Canada is not looking for the back door this time but to stomp down the front door and step through it to Paris. Canada was looking to go 2-0 in the wee hours this morning against Lebanon after crushing world-power France in its opening FIBA World Cup game Friday. Canada must place among the top-two teams from the Americas, including the U.S., to gain a 2024 Olympic berth out of the World Cup.

The Canadian basketball team documentary film project is open-ended through to Paris because nobody knows how the story will unfold. You can’t pre-script sports.

“Nobody knows what the narrative of the documentary will end up being,” said Nick Blasko, COO of Friends of Victoria Basketball.

The top-two teams from the Americas and Europe and the top teams from Asia, Africa and Oceania in the 2023 FIBA World Cup will qualify for the 2024 Olympics, along with host France, to fill eight of the 12 spots. The final four slots will be decided through four last-chance qualifying tournaments such as was held on Blanshard Street prior to the Tokyo Olympics.

Canada has the third most NBA players in the World Cup with seven following the U.S. with 12 and Australia with nine. France and Germany have four each.

“But there is no selfishness apparent on this Canadian team and I don’t see a team we can’t beat in the World Cup,” said former national-team star Howard Kelsey.

“And for the first time in a long time we have true lock-down defensive standouts with Dillon Brooks and Luguentz Dort.”
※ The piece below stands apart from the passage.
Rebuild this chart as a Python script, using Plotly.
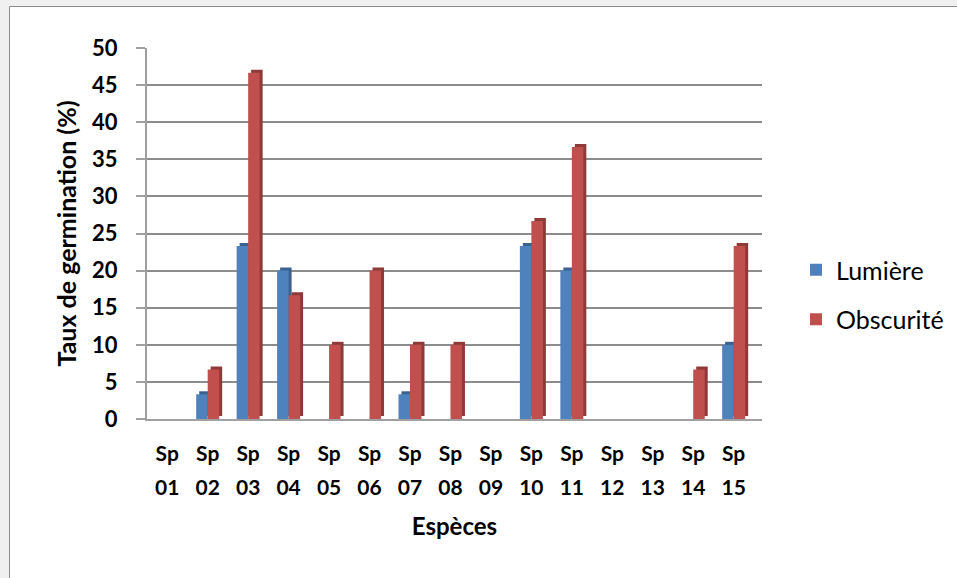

Kelsey was part of the B.C.-centric Canadian team that placed fourth in the 1984 Los Angeles and sixth in the 1988 Seoul Olympics with a roster that included former UVic Vikes stars Gerald Kazanowski, Greg Wiltjer and the late Eli Pasquale and Jay Triano out of SFU and Karl Tilleman from the University of Calgary.
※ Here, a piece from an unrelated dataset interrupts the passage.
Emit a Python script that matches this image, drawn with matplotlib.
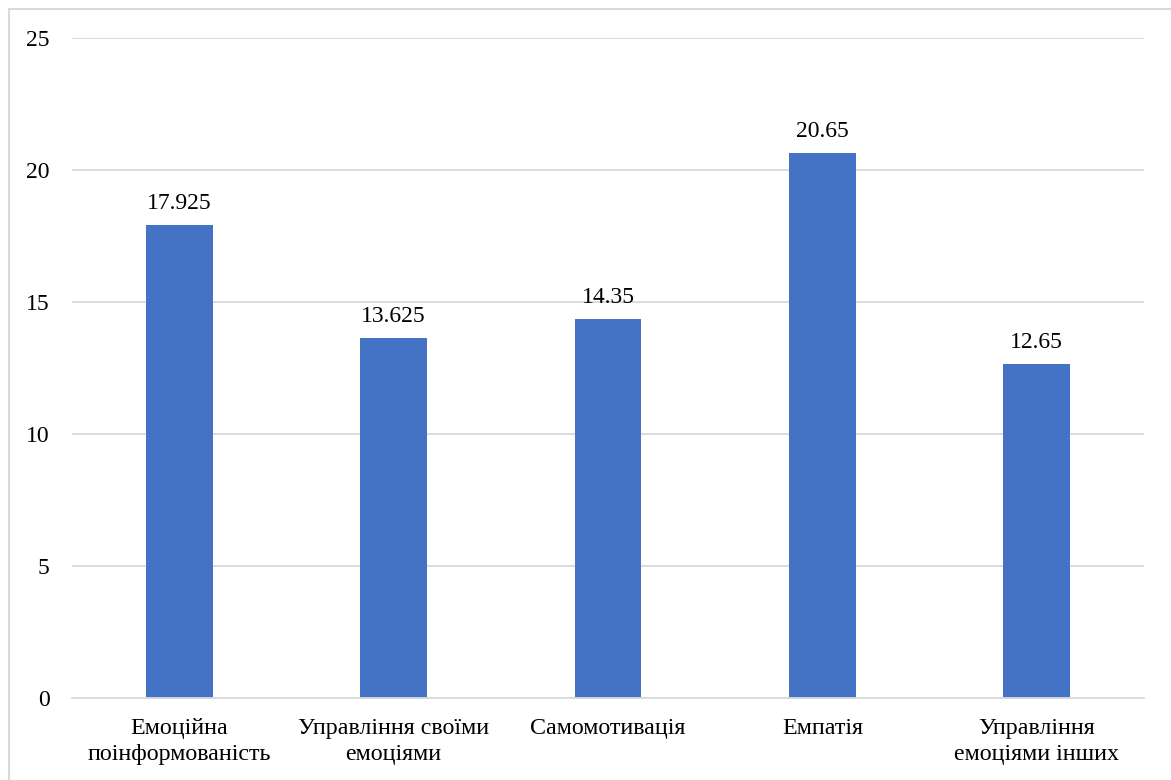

The B.C. connection goes back further to the mercurial late shooting-guard Billy Robinson of Chemainus and centre Lars Hansen of Coquitlam leading Canada to fourth place at the 1976 Montreal Olympics and Victoria players Art and Chuck Chapman and Doug Peden leading Canada to the silver medal at the 1936 Berlin Olympic.

The Canadian team is now heavily stocked by players from Greater Toronto and Montreal as the powerbase of national basketball shifted east over the decades with NBA player Kelly Olynyk of Kamloops and Phil Scrubb of Richmond the only ones left carrying the B.C. flag at the World Cup. Not that it matters which province you are from when you don the red. Sidney Crosby was more than a Nova Scotian when he ignited a nation in the 2010 Vancouver Winter Olympics.

However this journey ends – backdoor heartbreak again on Blanshard or the podium in Paris — the Friends of Victoria Basketball will have it documented for the world to see.